Iranian President Mahmoud Ahmadinejad, center, visits the Natanz Uranium Enrichment Facility some 200 miles (322 kilometers) south of the capital Tehran, Iran. [Xinhua] |
Head of Atomic Energy Organization of Iran (AEOI) Fereidoon Abbasi told ISNA that there is no justification for the five permanent UN Security Council members plus Germany (G5+ 1) to require Iran to suspend the enrichment of uranium to the grade of 20 percent.
"We won't enrich 20-percent uranium beyond our needs, because it is not economical to produce and to keep it," he said.
"We will produce (20-percent uranium) to the amount to meet the needs of Tehran research reactor and the reactors that we are planning to build in future," he continued.
Abbasi said that Iran will not close down the underground Fordo enrichment site near the central city of Qom under the West's pressure.
"The demands of G5+1 to suspend the (enrichment) activities in Fordo site is illogical," said the Iranian atomic chief, adding that building a nuclear site underground is a countermove to the strike threats by some countries.
Abbasi made those remarks in response to Sunday's reports that in the coming nuclear talks between Iran and G5+1, Western countries will ask Iran to stop its high-grade uranium enrichment and close down Fordo nuclear enrichment site.
Iran wants nothing beyond the rights enshrined by Non-Proliferation Treaty (NPT), Iranian President Mahmoud Ahmadinejad said Sunday during a meeting with the visiting former Japanese premier Yukio Hatoyama in Tehran.

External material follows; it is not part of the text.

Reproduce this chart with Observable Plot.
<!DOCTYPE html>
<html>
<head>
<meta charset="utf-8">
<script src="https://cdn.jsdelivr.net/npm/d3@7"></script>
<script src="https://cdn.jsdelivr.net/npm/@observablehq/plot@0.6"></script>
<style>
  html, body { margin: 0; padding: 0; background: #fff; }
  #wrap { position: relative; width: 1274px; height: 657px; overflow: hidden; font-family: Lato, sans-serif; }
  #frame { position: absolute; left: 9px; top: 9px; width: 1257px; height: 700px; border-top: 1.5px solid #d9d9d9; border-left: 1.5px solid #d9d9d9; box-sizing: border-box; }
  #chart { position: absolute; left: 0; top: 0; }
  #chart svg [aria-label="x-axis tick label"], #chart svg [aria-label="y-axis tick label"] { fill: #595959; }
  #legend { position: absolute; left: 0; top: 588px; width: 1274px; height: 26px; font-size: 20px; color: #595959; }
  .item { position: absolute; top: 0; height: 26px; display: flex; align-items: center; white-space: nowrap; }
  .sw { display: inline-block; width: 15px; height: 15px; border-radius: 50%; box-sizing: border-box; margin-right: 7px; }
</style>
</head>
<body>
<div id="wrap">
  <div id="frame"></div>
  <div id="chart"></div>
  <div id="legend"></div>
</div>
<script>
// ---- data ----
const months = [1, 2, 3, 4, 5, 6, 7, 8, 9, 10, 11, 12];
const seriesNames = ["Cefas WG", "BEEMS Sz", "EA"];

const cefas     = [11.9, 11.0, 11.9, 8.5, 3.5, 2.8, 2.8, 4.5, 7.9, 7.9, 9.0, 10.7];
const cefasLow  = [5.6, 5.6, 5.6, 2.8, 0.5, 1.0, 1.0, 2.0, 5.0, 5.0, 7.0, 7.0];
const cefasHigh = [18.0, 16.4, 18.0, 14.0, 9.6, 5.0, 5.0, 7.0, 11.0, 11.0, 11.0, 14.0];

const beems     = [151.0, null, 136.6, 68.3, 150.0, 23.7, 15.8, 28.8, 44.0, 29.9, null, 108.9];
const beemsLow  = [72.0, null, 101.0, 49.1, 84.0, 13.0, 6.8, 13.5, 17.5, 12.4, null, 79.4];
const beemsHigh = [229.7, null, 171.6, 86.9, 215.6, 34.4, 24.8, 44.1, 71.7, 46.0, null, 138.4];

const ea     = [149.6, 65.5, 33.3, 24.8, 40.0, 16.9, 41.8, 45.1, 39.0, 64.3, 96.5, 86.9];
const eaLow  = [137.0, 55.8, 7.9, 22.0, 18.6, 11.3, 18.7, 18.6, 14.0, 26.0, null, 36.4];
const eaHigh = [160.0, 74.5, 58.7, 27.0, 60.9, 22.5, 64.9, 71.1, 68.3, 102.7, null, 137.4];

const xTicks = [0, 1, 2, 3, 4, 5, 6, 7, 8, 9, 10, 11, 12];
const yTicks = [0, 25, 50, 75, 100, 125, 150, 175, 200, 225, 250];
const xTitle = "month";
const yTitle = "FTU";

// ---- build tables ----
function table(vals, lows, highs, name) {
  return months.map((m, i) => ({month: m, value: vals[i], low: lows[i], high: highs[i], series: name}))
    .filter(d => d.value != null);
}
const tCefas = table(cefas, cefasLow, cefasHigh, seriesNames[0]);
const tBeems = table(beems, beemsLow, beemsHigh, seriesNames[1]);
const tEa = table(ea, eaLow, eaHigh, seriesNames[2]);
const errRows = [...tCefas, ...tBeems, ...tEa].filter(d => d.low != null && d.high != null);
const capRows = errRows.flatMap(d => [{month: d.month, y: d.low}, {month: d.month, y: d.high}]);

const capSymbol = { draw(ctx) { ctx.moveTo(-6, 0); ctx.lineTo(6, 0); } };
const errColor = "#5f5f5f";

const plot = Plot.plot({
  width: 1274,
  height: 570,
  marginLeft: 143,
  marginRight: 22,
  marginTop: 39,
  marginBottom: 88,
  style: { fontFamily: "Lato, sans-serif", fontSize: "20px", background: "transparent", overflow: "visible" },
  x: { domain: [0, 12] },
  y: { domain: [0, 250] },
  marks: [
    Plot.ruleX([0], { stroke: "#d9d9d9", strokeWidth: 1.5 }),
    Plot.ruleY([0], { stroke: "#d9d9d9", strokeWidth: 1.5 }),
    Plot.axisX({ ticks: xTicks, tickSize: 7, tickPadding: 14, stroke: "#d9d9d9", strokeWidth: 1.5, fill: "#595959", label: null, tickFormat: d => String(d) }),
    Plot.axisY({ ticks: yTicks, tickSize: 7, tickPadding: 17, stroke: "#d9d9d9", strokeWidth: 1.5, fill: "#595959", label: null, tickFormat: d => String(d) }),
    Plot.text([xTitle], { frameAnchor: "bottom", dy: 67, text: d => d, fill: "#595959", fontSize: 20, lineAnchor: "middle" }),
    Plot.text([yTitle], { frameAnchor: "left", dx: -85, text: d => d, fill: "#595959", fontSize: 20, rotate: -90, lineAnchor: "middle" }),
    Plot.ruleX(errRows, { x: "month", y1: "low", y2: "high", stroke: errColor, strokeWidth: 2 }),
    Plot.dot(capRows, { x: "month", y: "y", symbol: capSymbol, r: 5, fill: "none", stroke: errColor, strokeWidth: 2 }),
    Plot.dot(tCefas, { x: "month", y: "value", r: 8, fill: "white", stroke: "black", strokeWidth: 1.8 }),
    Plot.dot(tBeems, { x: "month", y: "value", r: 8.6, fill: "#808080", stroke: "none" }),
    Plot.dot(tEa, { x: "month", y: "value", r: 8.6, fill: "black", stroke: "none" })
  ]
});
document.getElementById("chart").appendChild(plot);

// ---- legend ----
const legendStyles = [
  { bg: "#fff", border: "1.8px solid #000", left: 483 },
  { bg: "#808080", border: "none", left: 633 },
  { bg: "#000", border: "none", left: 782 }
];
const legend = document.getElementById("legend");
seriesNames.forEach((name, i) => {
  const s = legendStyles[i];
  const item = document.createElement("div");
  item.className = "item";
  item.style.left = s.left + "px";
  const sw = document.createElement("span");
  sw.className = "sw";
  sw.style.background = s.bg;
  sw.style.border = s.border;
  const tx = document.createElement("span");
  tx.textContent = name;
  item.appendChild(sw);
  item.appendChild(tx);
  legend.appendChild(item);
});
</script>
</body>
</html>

He criticized G5+1 for setting unilateral demands in the nuclear talks, saying that the two parties must consider each other's demands in the negotiations, according to IRNA.
Iran will put forward practical proposals in the upcoming nuclear talks with G5+1, Ahmadinejad said.

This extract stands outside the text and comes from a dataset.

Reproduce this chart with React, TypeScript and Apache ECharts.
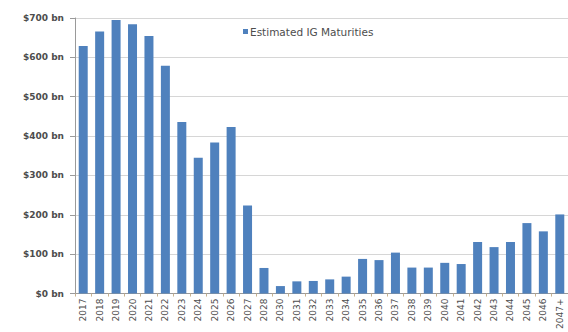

Iranian Foreign Minister Ali-Akbar Salehi said Saturday that the next round of nuclear talks will give the West a "chance" to establish trust, Press TV reported.
Tehran will not give up its nuclear rights as a signatory to the NPT and as a member of the International Atomic Energy Agency (IAEA), said Salehi in a meeting with Hatoyama in Tehran.
"Iran has endured all problems and restrictions for more than three decades to preserve its political independence and is determined continue this path," he was quoted as saying.
The nuclear talks between Iran and the G5+1 will be held on April 14 in Istanbul, Michael Mann, a spokesman of EU foreign affairs chief Catherine Ashton told Xinhua on Sunday.
Quoting an unnamed source, Fars said that if there is good progress in Istanbul talks, the following round of talks will be held in the Iraqi capital city of Baghdad.
The news has not been officially confirmed by the G5+1.